**Task instructions**
Write out, exactly and only, the lines that run from the top of the records to the line with "(0,0) grid (640,480);". Include both ends; exclude pictures.

**Information supplied**
=======

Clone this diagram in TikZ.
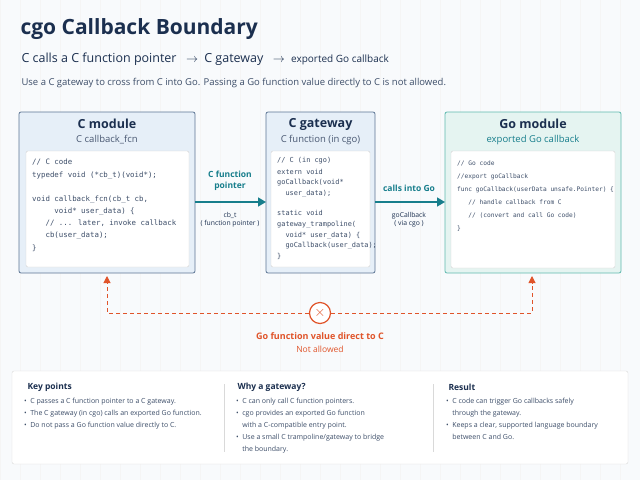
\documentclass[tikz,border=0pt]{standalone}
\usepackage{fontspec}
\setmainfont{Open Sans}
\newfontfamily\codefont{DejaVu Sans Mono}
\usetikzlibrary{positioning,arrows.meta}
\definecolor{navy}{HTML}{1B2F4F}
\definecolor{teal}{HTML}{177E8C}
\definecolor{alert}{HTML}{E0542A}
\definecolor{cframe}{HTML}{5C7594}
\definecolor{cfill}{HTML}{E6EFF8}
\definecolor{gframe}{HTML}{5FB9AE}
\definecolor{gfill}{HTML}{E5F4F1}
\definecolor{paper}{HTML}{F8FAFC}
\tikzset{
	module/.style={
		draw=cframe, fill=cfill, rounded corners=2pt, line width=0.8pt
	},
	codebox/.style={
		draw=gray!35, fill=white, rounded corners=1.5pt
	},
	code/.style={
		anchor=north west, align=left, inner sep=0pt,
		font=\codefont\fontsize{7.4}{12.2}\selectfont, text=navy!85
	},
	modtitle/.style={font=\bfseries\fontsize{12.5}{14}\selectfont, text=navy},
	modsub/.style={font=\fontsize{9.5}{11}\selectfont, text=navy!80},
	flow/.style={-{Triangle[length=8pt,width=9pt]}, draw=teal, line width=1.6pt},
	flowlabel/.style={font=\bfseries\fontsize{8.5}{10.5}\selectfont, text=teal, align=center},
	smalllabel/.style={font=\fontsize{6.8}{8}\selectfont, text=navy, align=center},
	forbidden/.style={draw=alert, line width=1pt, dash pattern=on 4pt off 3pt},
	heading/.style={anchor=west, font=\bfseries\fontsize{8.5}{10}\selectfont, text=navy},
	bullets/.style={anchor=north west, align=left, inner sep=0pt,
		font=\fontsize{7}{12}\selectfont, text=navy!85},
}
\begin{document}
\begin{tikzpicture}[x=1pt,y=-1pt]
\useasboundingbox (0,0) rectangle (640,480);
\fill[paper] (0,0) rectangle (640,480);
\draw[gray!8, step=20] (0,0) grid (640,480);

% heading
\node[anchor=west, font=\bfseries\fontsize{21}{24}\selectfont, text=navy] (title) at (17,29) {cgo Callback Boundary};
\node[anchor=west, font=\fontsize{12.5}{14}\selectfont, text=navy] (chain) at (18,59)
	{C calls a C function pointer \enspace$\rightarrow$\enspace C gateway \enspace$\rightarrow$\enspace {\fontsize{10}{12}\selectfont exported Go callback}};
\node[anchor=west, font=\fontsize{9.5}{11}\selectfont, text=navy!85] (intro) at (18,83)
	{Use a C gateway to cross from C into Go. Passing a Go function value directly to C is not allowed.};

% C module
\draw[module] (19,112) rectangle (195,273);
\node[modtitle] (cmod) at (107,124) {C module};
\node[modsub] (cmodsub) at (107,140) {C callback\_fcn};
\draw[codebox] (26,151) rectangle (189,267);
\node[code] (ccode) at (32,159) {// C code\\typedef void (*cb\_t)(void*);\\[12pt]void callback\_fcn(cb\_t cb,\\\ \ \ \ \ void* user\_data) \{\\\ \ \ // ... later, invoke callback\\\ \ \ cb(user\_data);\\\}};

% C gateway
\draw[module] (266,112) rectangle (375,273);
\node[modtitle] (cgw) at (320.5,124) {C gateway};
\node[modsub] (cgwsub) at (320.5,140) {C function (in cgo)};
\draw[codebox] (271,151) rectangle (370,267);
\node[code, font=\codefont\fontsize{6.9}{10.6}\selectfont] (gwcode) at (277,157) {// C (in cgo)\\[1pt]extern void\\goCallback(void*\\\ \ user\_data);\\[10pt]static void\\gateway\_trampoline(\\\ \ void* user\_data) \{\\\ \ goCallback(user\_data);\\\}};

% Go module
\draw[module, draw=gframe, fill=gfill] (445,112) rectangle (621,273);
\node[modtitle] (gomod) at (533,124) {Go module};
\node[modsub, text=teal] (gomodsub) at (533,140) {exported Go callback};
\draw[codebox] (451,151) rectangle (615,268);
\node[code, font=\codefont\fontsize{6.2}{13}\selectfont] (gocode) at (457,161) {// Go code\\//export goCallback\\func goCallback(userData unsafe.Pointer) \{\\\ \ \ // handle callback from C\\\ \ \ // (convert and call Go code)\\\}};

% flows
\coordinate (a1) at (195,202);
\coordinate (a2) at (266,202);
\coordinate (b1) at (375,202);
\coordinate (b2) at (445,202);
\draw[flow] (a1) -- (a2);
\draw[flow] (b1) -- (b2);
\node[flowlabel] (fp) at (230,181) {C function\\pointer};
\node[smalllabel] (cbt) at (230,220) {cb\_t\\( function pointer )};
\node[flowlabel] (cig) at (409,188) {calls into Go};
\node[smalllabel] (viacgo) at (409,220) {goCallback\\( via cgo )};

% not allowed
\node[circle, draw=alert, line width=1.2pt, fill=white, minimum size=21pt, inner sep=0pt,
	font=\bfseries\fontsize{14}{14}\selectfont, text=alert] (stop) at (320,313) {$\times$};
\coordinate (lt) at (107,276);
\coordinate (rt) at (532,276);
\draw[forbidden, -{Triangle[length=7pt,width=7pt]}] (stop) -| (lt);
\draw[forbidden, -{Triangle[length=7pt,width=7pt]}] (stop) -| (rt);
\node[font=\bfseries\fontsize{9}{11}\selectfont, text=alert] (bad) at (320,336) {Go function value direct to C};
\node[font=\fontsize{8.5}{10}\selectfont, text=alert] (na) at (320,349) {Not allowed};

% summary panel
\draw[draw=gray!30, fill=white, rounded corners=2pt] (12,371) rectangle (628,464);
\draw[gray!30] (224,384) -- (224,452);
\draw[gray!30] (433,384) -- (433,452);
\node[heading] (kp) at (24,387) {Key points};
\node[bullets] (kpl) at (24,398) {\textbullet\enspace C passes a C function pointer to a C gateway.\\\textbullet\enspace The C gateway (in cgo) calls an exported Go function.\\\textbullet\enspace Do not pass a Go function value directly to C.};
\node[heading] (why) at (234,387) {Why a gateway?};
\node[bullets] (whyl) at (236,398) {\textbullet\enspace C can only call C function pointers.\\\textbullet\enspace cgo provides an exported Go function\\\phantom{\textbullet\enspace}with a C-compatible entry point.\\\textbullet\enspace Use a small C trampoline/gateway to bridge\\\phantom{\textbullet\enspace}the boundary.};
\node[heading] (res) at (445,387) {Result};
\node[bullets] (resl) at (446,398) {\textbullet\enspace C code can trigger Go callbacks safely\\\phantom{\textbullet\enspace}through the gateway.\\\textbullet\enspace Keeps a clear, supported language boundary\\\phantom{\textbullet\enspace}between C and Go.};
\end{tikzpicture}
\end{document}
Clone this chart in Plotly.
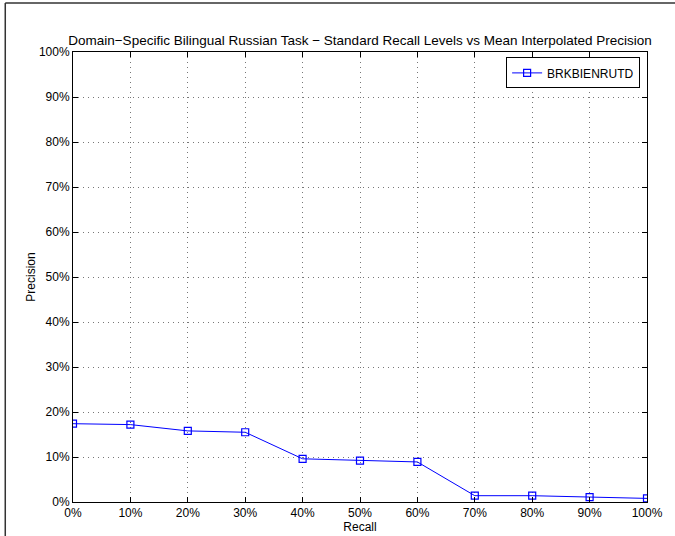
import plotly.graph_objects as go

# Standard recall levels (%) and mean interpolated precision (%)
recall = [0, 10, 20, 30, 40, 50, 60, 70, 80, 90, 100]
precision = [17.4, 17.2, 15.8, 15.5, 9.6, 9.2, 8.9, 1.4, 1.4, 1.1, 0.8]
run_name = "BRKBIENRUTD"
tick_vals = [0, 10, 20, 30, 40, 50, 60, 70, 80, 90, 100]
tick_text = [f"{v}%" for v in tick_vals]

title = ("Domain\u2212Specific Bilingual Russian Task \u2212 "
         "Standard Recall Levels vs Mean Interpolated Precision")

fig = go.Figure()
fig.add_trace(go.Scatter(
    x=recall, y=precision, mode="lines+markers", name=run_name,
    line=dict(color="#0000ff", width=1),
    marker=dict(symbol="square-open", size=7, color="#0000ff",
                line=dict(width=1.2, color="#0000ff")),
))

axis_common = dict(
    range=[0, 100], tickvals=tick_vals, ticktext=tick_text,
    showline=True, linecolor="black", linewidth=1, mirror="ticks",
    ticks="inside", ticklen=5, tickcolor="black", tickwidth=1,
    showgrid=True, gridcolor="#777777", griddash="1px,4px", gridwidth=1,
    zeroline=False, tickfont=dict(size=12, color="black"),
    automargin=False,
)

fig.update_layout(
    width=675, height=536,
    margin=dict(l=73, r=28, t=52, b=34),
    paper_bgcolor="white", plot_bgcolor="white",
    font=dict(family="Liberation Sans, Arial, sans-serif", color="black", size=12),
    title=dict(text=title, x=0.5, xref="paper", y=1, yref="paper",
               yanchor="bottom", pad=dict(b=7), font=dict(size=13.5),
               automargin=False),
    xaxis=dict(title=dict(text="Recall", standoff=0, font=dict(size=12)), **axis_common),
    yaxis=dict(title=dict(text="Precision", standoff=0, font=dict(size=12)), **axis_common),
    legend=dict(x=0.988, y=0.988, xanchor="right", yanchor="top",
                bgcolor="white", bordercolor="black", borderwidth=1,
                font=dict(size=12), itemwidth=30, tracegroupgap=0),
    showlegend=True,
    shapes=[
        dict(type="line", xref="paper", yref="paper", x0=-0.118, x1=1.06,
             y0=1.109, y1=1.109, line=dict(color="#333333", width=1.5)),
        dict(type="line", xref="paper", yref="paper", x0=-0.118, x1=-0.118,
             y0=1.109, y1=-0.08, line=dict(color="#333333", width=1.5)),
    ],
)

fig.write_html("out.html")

=======

**Finished answer**
Clone this diagram in TikZ.
\documentclass[tikz,border=0pt]{standalone}
\usepackage{fontspec}
\setmainfont{Open Sans}
\newfontfamily\codefont{DejaVu Sans Mono}
\usetikzlibrary{positioning,arrows.meta}
\definecolor{navy}{HTML}{1B2F4F}
\definecolor{teal}{HTML}{177E8C}
\definecolor{alert}{HTML}{E0542A}
\definecolor{cframe}{HTML}{5C7594}
\definecolor{cfill}{HTML}{E6EFF8}
\definecolor{gframe}{HTML}{5FB9AE}
\definecolor{gfill}{HTML}{E5F4F1}
\definecolor{paper}{HTML}{F8FAFC}
\tikzset{
	module/.style={
		draw=cframe, fill=cfill, rounded corners=2pt, line width=0.8pt
	},
	codebox/.style={
		draw=gray!35, fill=white, rounded corners=1.5pt
	},
	code/.style={
		anchor=north west, align=left, inner sep=0pt,
		font=\codefont\fontsize{7.4}{12.2}\selectfont, text=navy!85
	},
	modtitle/.style={font=\bfseries\fontsize{12.5}{14}\selectfont, text=navy},
	modsub/.style={font=\fontsize{9.5}{11}\selectfont, text=navy!80},
	flow/.style={-{Triangle[length=8pt,width=9pt]}, draw=teal, line width=1.6pt},
	flowlabel/.style={font=\bfseries\fontsize{8.5}{10.5}\selectfont, text=teal, align=center},
	smalllabel/.style={font=\fontsize{6.8}{8}\selectfont, text=navy, align=center},
	forbidden/.style={draw=alert, line width=1pt, dash pattern=on 4pt off 3pt},
	heading/.style={anchor=west, font=\bfseries\fontsize{8.5}{10}\selectfont, text=navy},
	bullets/.style={anchor=north west, align=left, inner sep=0pt,
		font=\fontsize{7}{12}\selectfont, text=navy!85},
}
\begin{document}
\begin{tikzpicture}[x=1pt,y=-1pt]
\useasboundingbox (0,0) rectangle (640,480);
\fill[paper] (0,0) rectangle (640,480);
\draw[gray!8, step=20] (0,0) grid (640,480);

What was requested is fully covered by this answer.